The three most important aspects of Lord of the Flies:
  • The major theme of Lord of the Flies is that humans are essentially barbaric if not downright evil. The stranded boys begin by establishing a society similar to the one they left behind in England, but soon their society has degenerated into rival clans ruled by fear and violence; before the book is over, three boys have been killed.
  • The novel is an allegory, which is a story in which characters, settings, and events stand for things larger than themselves. For example, the island represents the world; Ralph and Jack symbolize different approaches to leadership.
  • William Golding wrote Lord of the Flies following World War II, during which the Nazis exterminated six million Jews and the United States dropped two atomic bombs on Japan. In this context, the novel's profound pessimism is understandable.
My Thoughts

I've heard about this book for years, as my Senior English teacher friends teach this book. It is one I've never stopped to read, so when it was available as a free audiobook, I was excited to get it.

I listened to this book on the way home from South Dakota this summer. The narrator's voice was the author! I thought that was neat. His pauses, pronounciations and inflections are still in my head.  I remember driving through Kansas imagining the island the boys lived on in this book.

Piggy was the voice of rational thoughts. He tried to keep the island calm, but he was pushed aside by Jack's quest for leadership and power. It made me sad to hear what happened to him.

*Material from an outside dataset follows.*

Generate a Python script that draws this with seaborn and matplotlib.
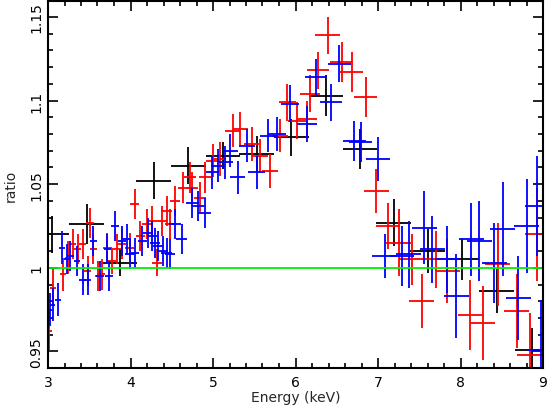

Ralph was also a character I came to care about in this story. He was trying to do the "right thing" and when the boys are finally found, he cries. I almost cried, too. It was a very moving scene.

As I was driving (and it's been a few months since listening), I can't remember what else happened. I remember a waterfall and again, just listening to the author's voice read the story. This will probably be a story I actually pick up the book to read to help me remember more.